Testifying in front of the Boston City Hall Council is a lot like speed dating - at least from what I know of speed dating. I've never had the occasion or desire to try speed dating, but after appearing before the Council recently, I think I now have a good idea of what it might be like.
Last week I submitted written testimony and on Thursday had the opportunity - one entire minute - to stand before Chairman Matt O’Malley of the Council’s Government Operations Committee to tell him why the proposed Building Energy Reporting Ordinance would be an energy, economic and environmental policy win for the city of Boston.
In my minute I quickly tried to counter some of the opposing arguments that were voiced earlier that afternoon, particularly from the city’s real estate trade groups and from Harvard Professor Robert Stavins, who claimed that there were no benefits resulting from requiring building owners to report and disclose their energy use. What Prof. Stavins conveniently fails to mention are the many commercial real estate studies that have been done, including analysis from Co-Star, the commercial real estate information research service, Jones Lang LaSalle and Lawrence Berkeley National Labs, among others, that illustrate the positive market impact on energy performance of building labeling and disclosure. A sampling of these includes:
- A 2012 analysis by the U.S. Environmental Protection Agency (EPA) of 35,000 benchmarked buildings found that energy consumption in those buildings decreased by an average of 7 percent from 2008 to 2011.

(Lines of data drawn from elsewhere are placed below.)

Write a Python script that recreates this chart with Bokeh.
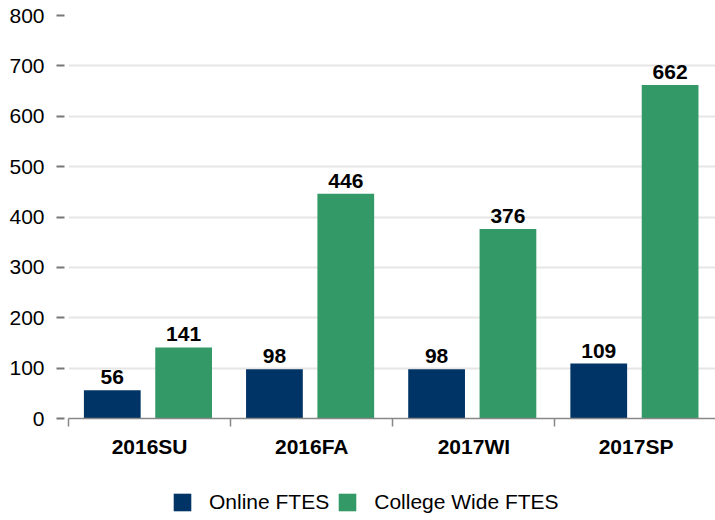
from bokeh.plotting import figure
from bokeh.layouts import column
from bokeh.models import Range1d, FixedTicker, SingleIntervalTicker, Legend, LegendItem, ColumnDataSource
from bokeh.transform import dodge
from bokeh.core.properties import value
from bokeh.embed import file_html
from bokeh.resources import INLINE

categories = ["2016SU", "2016FA", "2017WI", "2017SP"]
online = [56, 98, 98, 109]
college = [141, 446, 376, 662]
series_names = ["Online FTES", "College Wide FTES"]
y_max = 800
y_step = 100

FONT = "Liberation Sans"
BLUE = "#003366"
GREEN = "#339966"

xc = [i + 0.5 for i in range(len(categories))]
src = ColumnDataSource(dict(
    x=xc, online=online, college=college,
    ol=[str(v) for v in online], cl=[str(v) for v in college],
))

p = figure(width=715, height=480, output_backend="svg", toolbar_location=None,
           x_range=Range1d(0, 3.99), y_range=Range1d(0, y_max),
           min_border_left=68, min_border_right=0, min_border_top=15, min_border_bottom=62)
p.outline_line_color = None
p.background_fill_color = "white"

r1 = p.vbar(x=dodge("x", -0.23), top="online", width=0.35, source=src,
            fill_color=BLUE, line_color=None)
r2 = p.vbar(x=dodge("x", 0.21), top="college", width=0.35, source=src,
            fill_color=GREEN, line_color=None)

for xoff, col in [(-0.23, "online"), (0.21, "college")]:
    p.text(x=dodge("x", xoff), y=col, text="ol" if col == "online" else "cl", source=src,
           text_align="center", text_baseline="bottom", y_offset=-6,
           text_font=value(FONT), text_font_style="bold", text_font_size="21px",
           text_color="#000000")

# x axis
xa = p.xaxis[0]
xa.ticker = FixedTicker(ticks=xc, minor_ticks=list(range(len(categories) + 1)))
xa.major_label_overrides = {x: c for x, c in zip(xc, categories)}
xa.major_tick_line_color = None
xa.major_tick_in = 0
xa.major_tick_out = 8
xa.minor_tick_in = 0
xa.minor_tick_out = 8
xa.minor_tick_line_color = "#888888"
xa.minor_tick_line_width = 1.5
xa.axis_line_color = "#888888"
xa.axis_line_width = 1.5
xa.major_label_standoff = 8
xa.major_label_text_font = FONT
xa.major_label_text_font_style = "bold"
xa.major_label_text_font_size = "21px"
xa.major_label_text_color = "#000000"

# y axis
ya = p.yaxis[0]
ya.ticker = SingleIntervalTicker(interval=y_step, num_minor_ticks=0)
ya.axis_line_color = None
ya.major_tick_in = -4
ya.major_tick_out = 12
ya.major_tick_line_color = "#777777"
ya.major_tick_line_width = 2
ya.minor_tick_line_color = None
ya.major_label_standoff = 12
ya.major_label_text_font = FONT
ya.major_label_text_font_size = "21px"
ya.major_label_text_color = "#000000"

p.xgrid.grid_line_color = None
p.ygrid.grid_line_color = "#e6e6e6"
p.ygrid.grid_line_width = 2

# legend strip (renderers share the data but lie outside this strip's range)
lp = figure(width=715, height=40, output_backend="svg", toolbar_location=None,
            x_range=Range1d(-10, -9), y_range=Range1d(-10, -9),
            x_axis_location=None, y_axis_location=None,
            min_border_left=0, min_border_right=0, min_border_top=0, min_border_bottom=0)
lp.outline_line_color = None
lp.xgrid.visible = False
lp.ygrid.visible = False
g1 = lp.vbar(x="x", top="online", width=0.35, source=src, fill_color=BLUE, line_color=None)
g2 = lp.vbar(x="x", top="college", width=0.35, source=src, fill_color=GREEN, line_color=None)

legend = Legend(items=[LegendItem(label=series_names[0], renderers=[g1]),
                       LegendItem(label=series_names[1], renderers=[g2])],
                orientation="horizontal", location=(103, 6),
                glyph_width=22, glyph_height=22, label_standoff=16, spacing=7,
                padding=0, margin=0, border_line_color=None, background_fill_alpha=0,
                label_text_font=FONT, label_text_font_size="21px", label_height=22,
                label_text_color="#000000")
lp.add_layout(legend)

open("out.html", "w").write(file_html(column(p, lp, spacing=0), INLINE))
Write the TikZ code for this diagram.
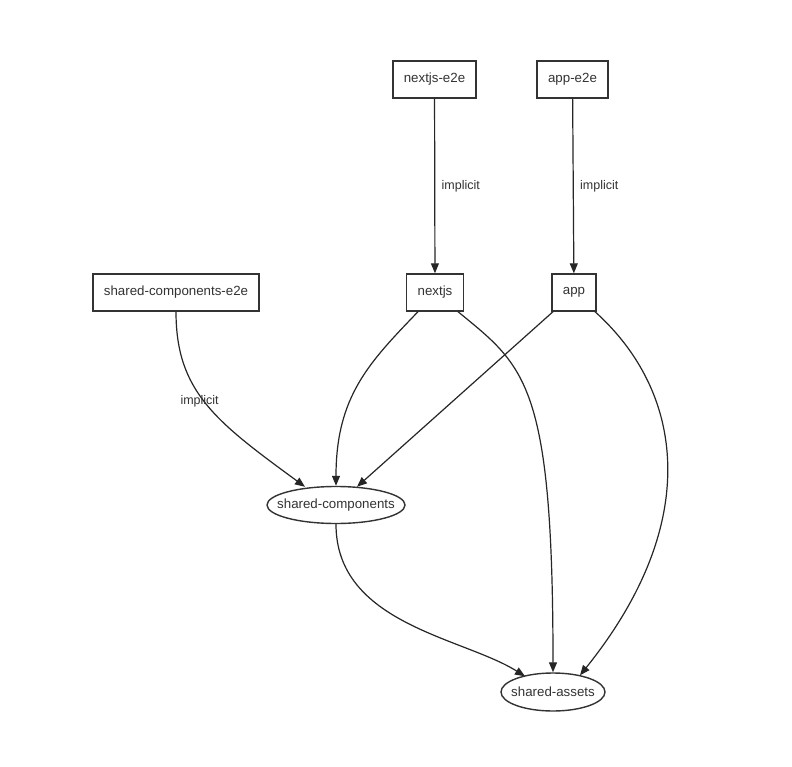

- A Lawrence Berkeley National Laboratory 2011 policy brief that cites five different studies indicating a higher sale values for residential and commercial properties with energy efficiency or “green” labels.
- A recent report commissioned by the California Public Utilities Commission found that benchmarking was highly correlated with building energy improvements and management actions, and was a strong catalyst for customer participation in utility rebate and incentive programs.
- EPA data that shows that $1 in energy efficiency can add up to $3 in asset value for a commercial building.
If I had another minute I would have highlighted some of the experiences from other jurisdictions that have implemented similar policies and which are captured in a new NEEP report Building Energy Rating and Disclosure Policies: Update and Lessons from the Field.
- Results from early adopters such as Austin, TX and New York City reveal that property owners are reaping higher rents and resale values for energy efficient buildings
- Energy efficiency investments create real jobs. A study by the Center for Progress showed that $1 million invested in energy efficiency created 16.7 local jobs.
- A recent study of building owners by ACEEE revealed that more than half of the property owners used or expect to use benchmarking activities to market their buildings and that tenants are increasingly seeking to lease only rated buildings.
In other words, building energy reporting and disclosure is prompting exactly the kinds of actions that many of us have always known it would, providing markets with clear signals and allowing those markets to attach value to properties based on energy use. Many of these same real estate trade groups are often promoting this kind of market clarity.
You may be thinking I’m just some energy efficiency advocate, and yes, in fact, I am passionate about energy efficiency. However, I come to my role by way of a background in commercial building management. Having managed a wide variety of building stock, including the Boston Design Center, I’ve had to track utility bills and manage capital improvement projects, all while trying to reduce operating expenses and keep tenants happy. I know firsthand the value and opportunity building energy reporting and disclosure can be for building owners, as well as their tenants, and their communities at large. Policies such as the proposed Boston ordinance are beneficial across the board!